15. Based on the analysis made above the inescapable conclusion is that this is a case of gross maladministration as defined in the Establishment of Federal Tax Ombudsman Ordinance, 2000. The departmental functionaries involved have not acted in the manner the law requires them to do. They appear to have obstructed `due process', flouted directions given by the Commissioner of Income Tax (Appeals) and have also violated circular instructions issued by the Federal Board of Revenue. What is more surprising is that senior FBR officers found nothing wrong with the behaviour and conduct of those dealing with this case.
16. The refundable amount due to the complainant has been disbursed (after five and half years). The case having gone in appeal the reckoning for the additional payment due to the complainant as per law is required td be made on the basis of order of the Income Tax Appellate Tribunal, which annulled order for assessment years 1999-2000 and 2001, reviving re-assessment order dated 30-6-2006. The claim of the complainant for compensation on delayed payment in accordance with the provisions of repealed Income Tax Ordinance is therefore justified.
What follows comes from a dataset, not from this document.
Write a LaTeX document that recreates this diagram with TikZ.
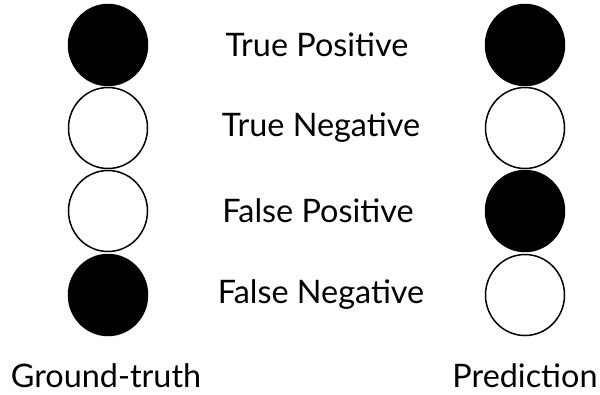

17. In view of the discussion above, the following recommendations are made:
(i) Short payment in the additional payment for delayed issuance of refund, as per rate of compensation under the provisions of repealed Income Tax Ordinance, 1979, be made good and amount due under the law paid to the complainant within 30 days.
(ii) Officers dealing with the complainant's case be asked to explain their conduct, and appropriate departmental action taken within 60 days under intimation to FTO Office.
C.M.A/184/FTO????????????????????????????????????????????????????????????????????????????????? Order accordingly.